A las dos semanas, el hombre les expulsó de la casa y se quedó con el dinero adelantado por el alquiler. Buscando en páginas de Facebook se dieron cuenta de que no eran los únicos que sufrían situaciones parecidas. “Un amigo nos animó a denunciarle para que no estafase a nadie más”, dice Alberto. Y así lo hicieron. La familia presentó los recibos que el propio casero había firmado, un parte de la policía local y lo denunció por estafa y amenazas. La pareja enseña los documentos del juzgado: la primera causa ha sido archivada por falta de pruebas, la segunda aún sigue su curso. En su teléfono, Alberto guarda algunos de los audios que recibió después. Su mujer los escucha petrificada por primera vez durante esta entrevista. “Indocumentado de mierda”, “os voy a deportar a ti y a tu puta mujer de mierda”, “payaso”, “no pintáis nada en España”, “voy a llamar a la Guardia Civil”, “vete comprando tu billete de vuelta”, se escucha. “Me afecta mucho volver a oír estos audios”, dice cabizbajo Alberto.

Este caso de abuso contrasta con otras muestras de solidaridad que han dado los ciudadanos a migrantes en apuros. Acogida tras el desahucio por unos compatriotas, la familia decidió entonces pedir asilo, 20 días después de su llegada. “No lo hicimos antes porque desconocíamos que teníamos ese derecho”, cuentan. Hasta ese momento, como cualquier inmigrante irregular, eran invisibles para el sistema. Los primeros trámites fueron rápidos, se reunieron en pocos días con la trabajadora social de la Secretaría de Migraciones, responsable de acoger a los demandantes de asilo más vulnerables. Contaron que su dinero estaba a punto de agotarse y que necesitaban con urgencia un lugar donde vivir. De eso hace dos meses. No les han vuelto a contactar.

Su espera es compartida: hay miles de personas como ellos esperando una plaza. El sistema de asilo está desbordado. España ha recibido este año más de 102.000 solicitantes de protección internacional, según la Oficina Europea de Apoyo al Asilo, el doble que el año anterior. La inmensa mayoría de las peticiones son de latinoamericanos, sobre todo de venezolanos que escapan de la crisis humanitaria de su país. Colombianos y centroamericanos, acechados por la violencia, son, tras los venezolanos, los colectivos más numerosos. España acabará negando la mayoría de las solicitudes, pero tiene que estudiar sus casos y, mientras tanto, debe atenderlos. El volumen de demandas ha ralentizado aún más la maquinaria y la Oficina de Asilo, que depende del Ministerio del Interior, puede tardar hasta dos años en resolver un expediente. La presión recae, entonces, en el sistema de acogida, incapaz de responder a todos los que lo necesitan.

“Solo tenemos para pagar un mes y medio de alquiler.

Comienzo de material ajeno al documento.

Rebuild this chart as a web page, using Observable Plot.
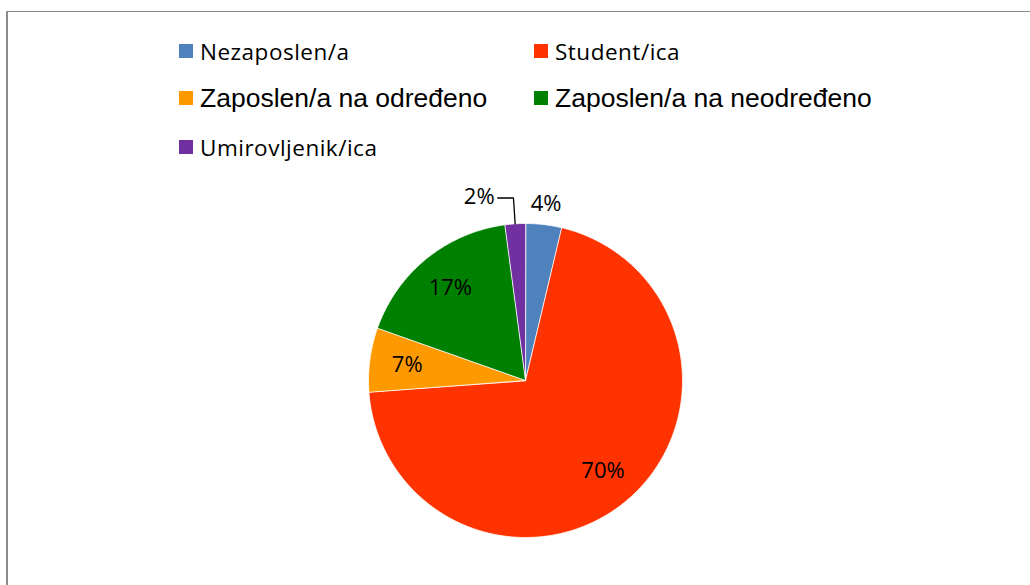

Recibimos ropa de Cáritas, legumbres, frutas y verduras de una iglesia, pero si no fuese por eso no nos quedaría nada. Apenas salimos para no gastar. A veces me desespero y salgo a andar por el pueblo para que me dé el aire”, lamenta Alberto. No se quejan, pero están cada vez más angustiados. Ella, que era administrativa, ayuda en casas por 10 euros la hora. Él quiso aprender jardinería para tener más oportunidades y pasó 20 días recogiendo hojas, podando árboles y rastrillando jardines por el módico precio de un Cola Cao. El señor que le enseñaba el oficio —a cambio de tener un ayudante gratis— tenía una única preocupación, que no se cortase un dedo para no tener problemas. “Por lo menos no me engañó, nunca me dijo que iría a pagarme”, ironiza Alberto. Hasta dentro de cuatro meses la pareja no tendrá el permiso de trabajo que se concede a los solicitantes de asilo.

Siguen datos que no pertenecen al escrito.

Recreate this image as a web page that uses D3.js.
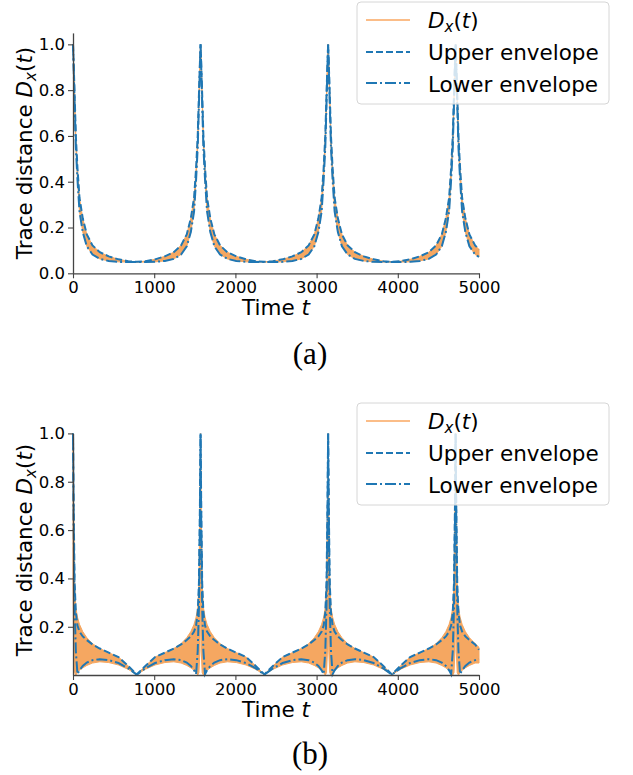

Sin dinero, pasan las horas metidos en la habitación que han alquilado en una casa donde viven con otras siete personas. Tampoco quieren que les vean entrando y saliendo porque los han hospedado sin permiso del propietario. En cualquier momento pueden volver a echarlos. “Nosotros no queremos depender de nadie, pero ahorita, en la situación que estamos, que no podemos trabajar, necesito ayuda. Nos vamos a quedar en la calle”, explica Alberto.

La niña, que rompió a llorar pensando en su abuela y en su mascota cuando supo que aquel viaje de vacaciones era para no volver, ahora va al cole y le encanta su nueva vida. No sabe que tendrá que comenzar de nuevo, en otro lugar y, probablemente, lejos de ahí, si en algún momento les llaman para incluirlos en un programa de acogida. Ajena a todas las preocupaciones de sus padres, la pequeña ya ha pedido su regalo de Reyes. “Quiero una hermanita”, les dijo. “Si nuestra situación algún día cambia”, le respondieron, “lo intentaremos”. No será esta Navidad.